**Work to complete:**
Up to and including the line containing "0.2, 0.3, 0.4, 0.5, 0.6, 0.7, 0.8, 0.9, 1];", please reproduce the lines of the listing below, starting from the top.

**Recorded information:**
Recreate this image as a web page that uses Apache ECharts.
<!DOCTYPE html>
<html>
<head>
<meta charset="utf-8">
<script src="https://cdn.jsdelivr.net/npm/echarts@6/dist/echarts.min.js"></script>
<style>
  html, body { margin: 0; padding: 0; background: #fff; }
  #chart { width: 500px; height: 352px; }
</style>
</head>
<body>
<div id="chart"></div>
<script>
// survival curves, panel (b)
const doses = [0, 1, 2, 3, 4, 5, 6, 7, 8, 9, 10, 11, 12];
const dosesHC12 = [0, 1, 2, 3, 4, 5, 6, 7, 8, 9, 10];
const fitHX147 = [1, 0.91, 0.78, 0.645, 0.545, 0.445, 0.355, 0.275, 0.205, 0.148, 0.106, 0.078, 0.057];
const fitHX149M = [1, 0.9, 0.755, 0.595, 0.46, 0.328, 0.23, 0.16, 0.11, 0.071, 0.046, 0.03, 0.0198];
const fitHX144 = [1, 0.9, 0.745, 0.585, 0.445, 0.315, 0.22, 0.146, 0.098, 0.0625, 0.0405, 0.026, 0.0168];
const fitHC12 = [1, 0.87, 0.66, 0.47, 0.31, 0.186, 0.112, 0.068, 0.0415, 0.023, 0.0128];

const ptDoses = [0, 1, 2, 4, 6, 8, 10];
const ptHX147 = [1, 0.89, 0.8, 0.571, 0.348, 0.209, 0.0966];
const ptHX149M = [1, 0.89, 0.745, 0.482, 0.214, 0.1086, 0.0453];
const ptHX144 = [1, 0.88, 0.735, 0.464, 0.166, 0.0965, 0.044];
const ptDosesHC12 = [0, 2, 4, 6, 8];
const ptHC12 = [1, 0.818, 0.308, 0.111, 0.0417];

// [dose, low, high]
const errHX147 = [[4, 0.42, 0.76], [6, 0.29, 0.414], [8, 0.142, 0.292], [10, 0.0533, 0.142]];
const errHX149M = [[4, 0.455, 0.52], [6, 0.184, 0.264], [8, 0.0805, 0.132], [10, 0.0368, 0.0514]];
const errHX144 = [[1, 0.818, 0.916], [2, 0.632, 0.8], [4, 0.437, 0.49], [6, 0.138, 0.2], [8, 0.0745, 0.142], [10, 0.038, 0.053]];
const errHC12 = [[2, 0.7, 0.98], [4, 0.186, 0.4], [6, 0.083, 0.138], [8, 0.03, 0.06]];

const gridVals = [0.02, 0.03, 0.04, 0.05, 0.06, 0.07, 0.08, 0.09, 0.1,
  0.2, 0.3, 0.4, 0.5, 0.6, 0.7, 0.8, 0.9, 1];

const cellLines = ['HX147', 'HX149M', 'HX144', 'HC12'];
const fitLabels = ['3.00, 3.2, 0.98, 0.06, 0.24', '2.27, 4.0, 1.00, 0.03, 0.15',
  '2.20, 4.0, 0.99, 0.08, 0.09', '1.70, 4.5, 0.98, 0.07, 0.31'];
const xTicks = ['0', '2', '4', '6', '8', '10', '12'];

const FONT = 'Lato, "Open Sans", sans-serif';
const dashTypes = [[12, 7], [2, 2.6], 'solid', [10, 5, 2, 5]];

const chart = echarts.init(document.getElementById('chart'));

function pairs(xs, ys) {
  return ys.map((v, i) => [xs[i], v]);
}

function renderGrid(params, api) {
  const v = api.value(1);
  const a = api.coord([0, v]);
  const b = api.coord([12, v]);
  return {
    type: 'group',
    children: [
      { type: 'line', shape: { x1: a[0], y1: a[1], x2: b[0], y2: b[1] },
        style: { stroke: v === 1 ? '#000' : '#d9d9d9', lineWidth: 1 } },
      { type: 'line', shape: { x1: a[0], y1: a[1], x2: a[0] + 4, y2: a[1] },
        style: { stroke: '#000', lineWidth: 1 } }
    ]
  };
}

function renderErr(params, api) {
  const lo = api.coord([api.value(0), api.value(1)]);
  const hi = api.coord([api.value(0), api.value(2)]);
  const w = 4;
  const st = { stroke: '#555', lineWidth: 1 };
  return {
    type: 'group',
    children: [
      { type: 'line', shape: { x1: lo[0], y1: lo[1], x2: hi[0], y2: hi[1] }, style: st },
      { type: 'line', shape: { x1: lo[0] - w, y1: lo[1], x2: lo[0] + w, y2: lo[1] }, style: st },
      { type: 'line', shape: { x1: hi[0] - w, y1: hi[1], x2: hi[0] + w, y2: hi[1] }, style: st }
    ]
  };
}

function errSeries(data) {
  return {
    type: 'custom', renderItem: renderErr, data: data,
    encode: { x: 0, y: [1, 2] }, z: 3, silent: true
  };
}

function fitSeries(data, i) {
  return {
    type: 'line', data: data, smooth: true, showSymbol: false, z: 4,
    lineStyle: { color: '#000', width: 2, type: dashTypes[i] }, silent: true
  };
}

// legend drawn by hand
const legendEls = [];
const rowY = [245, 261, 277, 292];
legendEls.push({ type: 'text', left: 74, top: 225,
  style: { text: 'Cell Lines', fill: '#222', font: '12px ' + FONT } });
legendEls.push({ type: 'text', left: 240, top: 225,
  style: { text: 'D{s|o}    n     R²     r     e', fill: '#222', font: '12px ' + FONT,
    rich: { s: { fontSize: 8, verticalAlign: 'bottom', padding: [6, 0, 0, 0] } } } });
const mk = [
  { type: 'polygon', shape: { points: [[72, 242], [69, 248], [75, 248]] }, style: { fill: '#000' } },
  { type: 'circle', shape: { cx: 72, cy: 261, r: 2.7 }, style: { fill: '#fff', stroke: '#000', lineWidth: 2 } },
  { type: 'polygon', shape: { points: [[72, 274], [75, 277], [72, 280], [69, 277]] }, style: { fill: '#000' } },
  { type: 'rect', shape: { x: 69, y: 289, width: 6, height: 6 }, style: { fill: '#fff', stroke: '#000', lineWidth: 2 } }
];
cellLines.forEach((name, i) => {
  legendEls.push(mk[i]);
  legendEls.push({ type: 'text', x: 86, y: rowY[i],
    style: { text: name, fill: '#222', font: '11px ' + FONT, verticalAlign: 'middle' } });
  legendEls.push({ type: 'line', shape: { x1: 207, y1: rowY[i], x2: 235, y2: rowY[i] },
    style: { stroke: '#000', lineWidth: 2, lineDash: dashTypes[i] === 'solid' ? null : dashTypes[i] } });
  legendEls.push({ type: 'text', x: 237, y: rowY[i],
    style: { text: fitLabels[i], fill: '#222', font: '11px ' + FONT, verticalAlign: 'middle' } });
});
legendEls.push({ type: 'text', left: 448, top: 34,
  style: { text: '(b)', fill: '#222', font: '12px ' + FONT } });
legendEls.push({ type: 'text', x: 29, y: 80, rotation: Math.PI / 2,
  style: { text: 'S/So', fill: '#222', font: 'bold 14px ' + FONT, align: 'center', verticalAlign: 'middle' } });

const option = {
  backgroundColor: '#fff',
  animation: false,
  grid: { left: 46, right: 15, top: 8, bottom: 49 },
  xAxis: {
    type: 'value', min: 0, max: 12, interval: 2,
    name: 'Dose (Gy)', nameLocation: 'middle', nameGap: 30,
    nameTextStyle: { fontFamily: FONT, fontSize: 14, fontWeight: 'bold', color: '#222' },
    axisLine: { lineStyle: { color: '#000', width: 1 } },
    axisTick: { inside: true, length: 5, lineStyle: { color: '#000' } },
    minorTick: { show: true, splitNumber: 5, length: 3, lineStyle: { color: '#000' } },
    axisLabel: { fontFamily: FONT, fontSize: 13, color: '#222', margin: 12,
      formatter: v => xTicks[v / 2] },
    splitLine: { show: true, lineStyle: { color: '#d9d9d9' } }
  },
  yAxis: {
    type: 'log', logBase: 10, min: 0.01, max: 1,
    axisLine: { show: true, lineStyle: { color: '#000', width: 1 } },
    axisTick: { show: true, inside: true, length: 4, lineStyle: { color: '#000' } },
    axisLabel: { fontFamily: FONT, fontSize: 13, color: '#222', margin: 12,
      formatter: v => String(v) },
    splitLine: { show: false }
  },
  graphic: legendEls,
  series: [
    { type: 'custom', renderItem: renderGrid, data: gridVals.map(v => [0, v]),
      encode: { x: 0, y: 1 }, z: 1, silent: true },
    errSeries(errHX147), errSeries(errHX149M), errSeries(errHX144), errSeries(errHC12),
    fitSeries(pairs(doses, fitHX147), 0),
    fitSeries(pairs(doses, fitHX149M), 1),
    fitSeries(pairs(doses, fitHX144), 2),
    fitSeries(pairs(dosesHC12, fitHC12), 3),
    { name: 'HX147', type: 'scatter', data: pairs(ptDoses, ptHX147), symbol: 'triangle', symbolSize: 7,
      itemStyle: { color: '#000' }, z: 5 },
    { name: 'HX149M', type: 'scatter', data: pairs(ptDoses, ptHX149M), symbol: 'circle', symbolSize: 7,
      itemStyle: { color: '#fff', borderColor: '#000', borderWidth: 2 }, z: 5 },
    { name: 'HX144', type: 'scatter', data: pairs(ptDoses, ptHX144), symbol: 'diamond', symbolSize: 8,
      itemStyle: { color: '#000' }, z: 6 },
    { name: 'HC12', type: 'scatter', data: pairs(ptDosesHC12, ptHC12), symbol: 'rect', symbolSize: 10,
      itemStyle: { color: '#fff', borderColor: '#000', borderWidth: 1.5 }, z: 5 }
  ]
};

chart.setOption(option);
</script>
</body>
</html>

**The result:**
Recreate this image as a web page that uses Apache ECharts.
<!DOCTYPE html>
<html>
<head>
<meta charset="utf-8">
<script src="https://cdn.jsdelivr.net/npm/echarts@6/dist/echarts.min.js"></script>
<style>
  html, body { margin: 0; padding: 0; background: #fff; }
  #chart { width: 500px; height: 352px; }
</style>
</head>
<body>
<div id="chart"></div>
<script>
// survival curves, panel (b)
const doses = [0, 1, 2, 3, 4, 5, 6, 7, 8, 9, 10, 11, 12];
const dosesHC12 = [0, 1, 2, 3, 4, 5, 6, 7, 8, 9, 10];
const fitHX147 = [1, 0.91, 0.78, 0.645, 0.545, 0.445, 0.355, 0.275, 0.205, 0.148, 0.106, 0.078, 0.057];
const fitHX149M = [1, 0.9, 0.755, 0.595, 0.46, 0.328, 0.23, 0.16, 0.11, 0.071, 0.046, 0.03, 0.0198];
const fitHX144 = [1, 0.9, 0.745, 0.585, 0.445, 0.315, 0.22, 0.146, 0.098, 0.0625, 0.0405, 0.026, 0.0168];
const fitHC12 = [1, 0.87, 0.66, 0.47, 0.31, 0.186, 0.112, 0.068, 0.0415, 0.023, 0.0128];

const ptDoses = [0, 1, 2, 4, 6, 8, 10];
const ptHX147 = [1, 0.89, 0.8, 0.571, 0.348, 0.209, 0.0966];
const ptHX149M = [1, 0.89, 0.745, 0.482, 0.214, 0.1086, 0.0453];
const ptHX144 = [1, 0.88, 0.735, 0.464, 0.166, 0.0965, 0.044];
const ptDosesHC12 = [0, 2, 4, 6, 8];
const ptHC12 = [1, 0.818, 0.308, 0.111, 0.0417];

// [dose, low, high]
const errHX147 = [[4, 0.42, 0.76], [6, 0.29, 0.414], [8, 0.142, 0.292], [10, 0.0533, 0.142]];
const errHX149M = [[4, 0.455, 0.52], [6, 0.184, 0.264], [8, 0.0805, 0.132], [10, 0.0368, 0.0514]];
const errHX144 = [[1, 0.818, 0.916], [2, 0.632, 0.8], [4, 0.437, 0.49], [6, 0.138, 0.2], [8, 0.0745, 0.142], [10, 0.038, 0.053]];
const errHC12 = [[2, 0.7, 0.98], [4, 0.186, 0.4], [6, 0.083, 0.138], [8, 0.03, 0.06]];

const gridVals = [0.02, 0.03, 0.04, 0.05, 0.06, 0.07, 0.08, 0.09, 0.1,
  0.2, 0.3, 0.4, 0.5, 0.6, 0.7, 0.8, 0.9, 1];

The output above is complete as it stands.